Yeah, but how do they reset it INCLUDING resetting the seconds hand (stone) ?


----------



## HurricaneSmith (Jul 13, 2007)

HurricaneSmith said:


> When you put your clocks forward tonight, remember that some people may possibly have an even bigger task:
> 
> http://www.ntsouthwest.co.uk/2014/04/putting-the-clock-forward-at-avebury-stone-circle/
> 
> ...


I know everyone will have checked the article's date.

.


----------



## chilly (Apr 20, 2007)

That trailer MUST be overloaded!
Very irresponsible for the National Trust.






:wink2:


----------



## raynipper (Aug 4, 2008)

Makes altering my 25 time pieces a doddle.!

Ray.


----------



## pippin (Nov 15, 2007)

Easy peasy in our house, well in the Radio Room it is (aka the study!).

I am a Radio Amateur and all times are GMT or UTC or Zulu.

The one difficult clock is in the hallway.

It is an ex-GPO "Gent" pendulum master clock. 

To forward an hour means 48 (30 sec) extra clicks on a switch.

Easier to go back an hour, just stop the switch for an hour, except that I usually forget and then have to faff around to get it right.

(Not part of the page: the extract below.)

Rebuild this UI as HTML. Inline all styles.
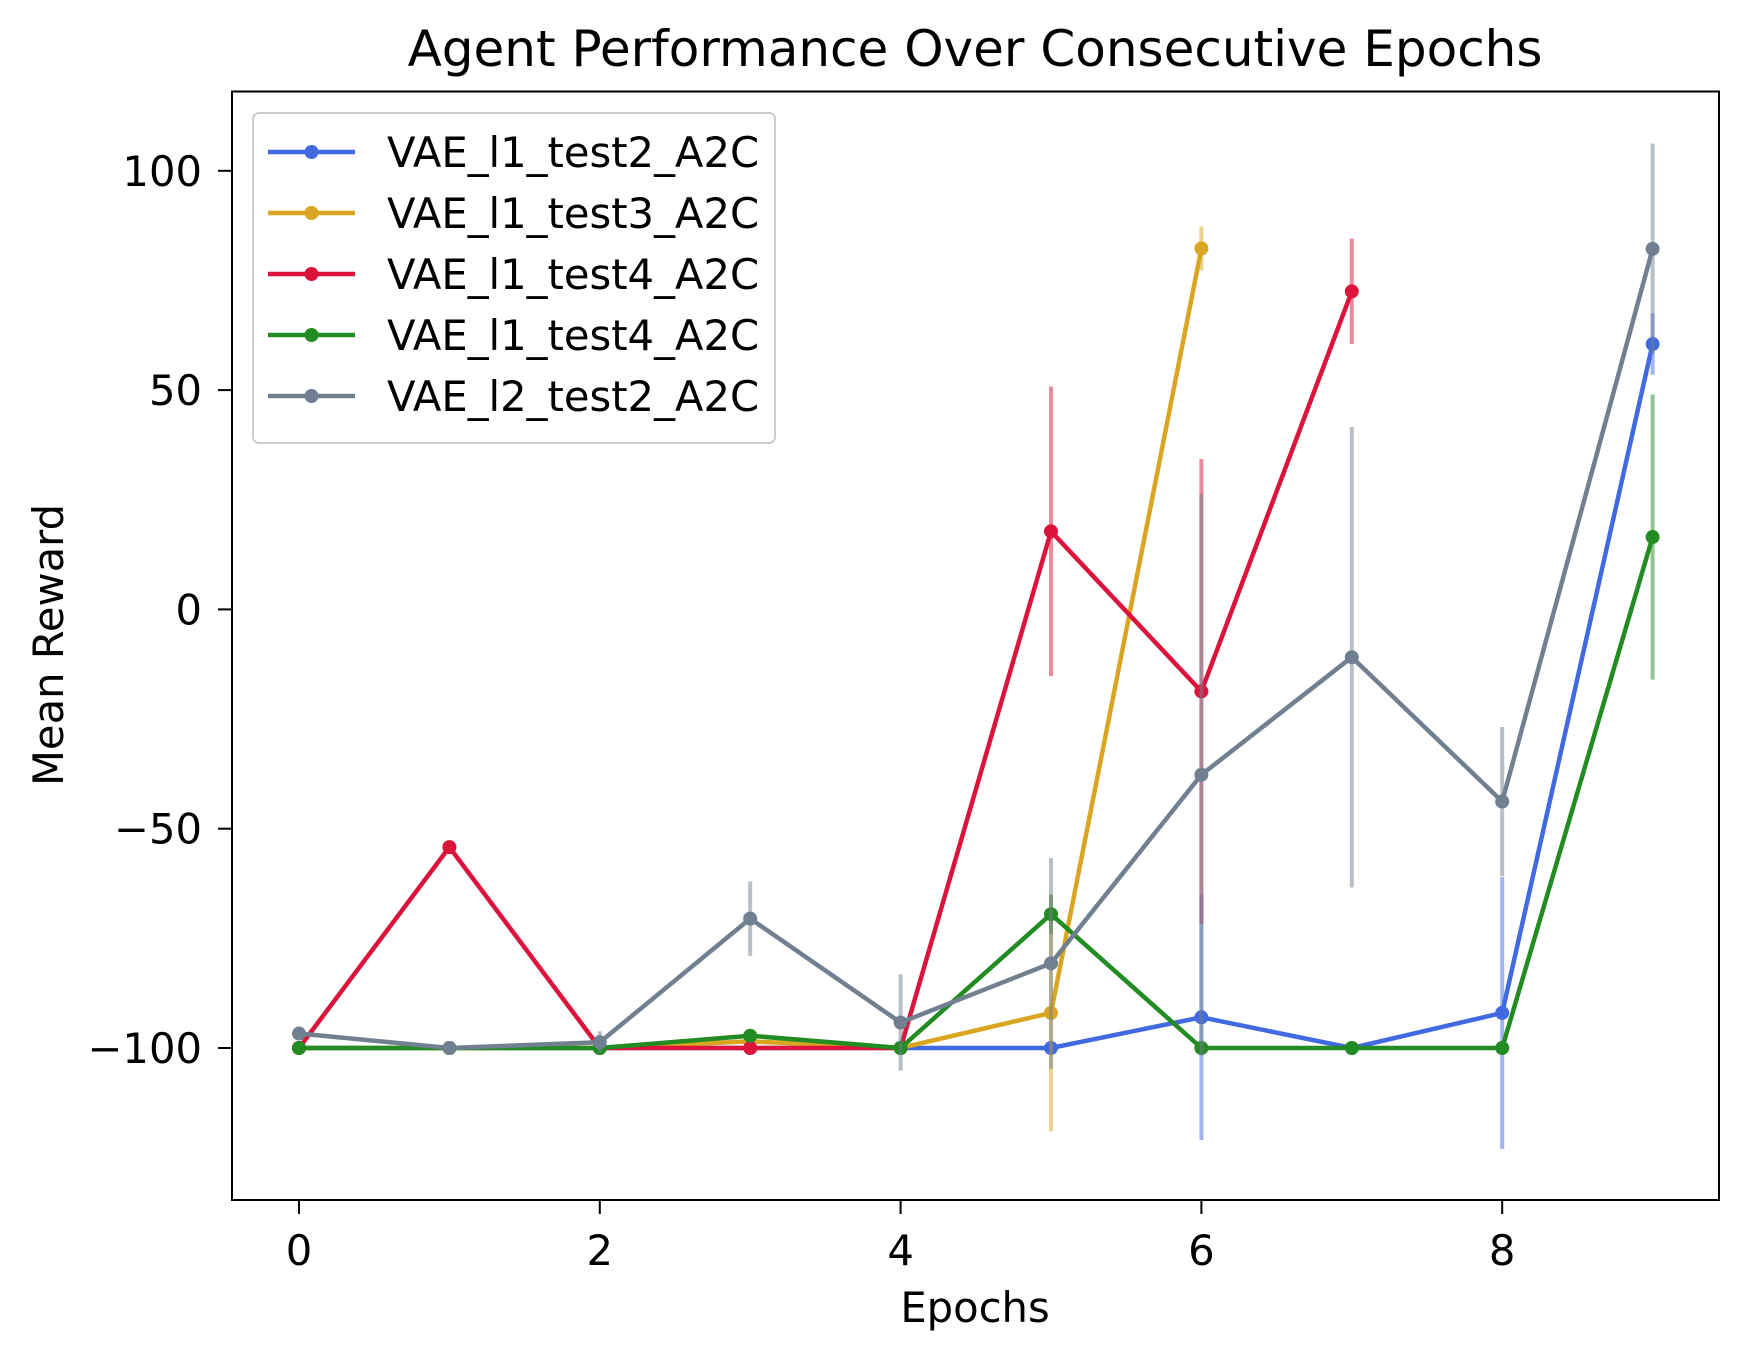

As the saying goes: "Times they are a'changing"!


----------



## HurricaneSmith (Jul 13, 2007)

Nice clock pippin!

I've a chiming Victorian bracket clock and each autumn I stop it for an hour too. I could turn the chimes off and spin the hands forwards, but I prefer the wait to remind me how quiet it is without the ticking friend.






.


----------



## pippin (Nov 15, 2007)

The pendulum clock drives our (adult) children mad when they come to stay.

It has a loud tick (or is it a tock?) every second and then every thirty seconds a loud clunk as the slave clocks advance by, well, 30secs!

If I can't get to sleep I start taking my pulse on a clunk and double the result at the next clunk.

Not long before I nod off!

Easier than counting sheep - here in Wales there are just too many of them!


----------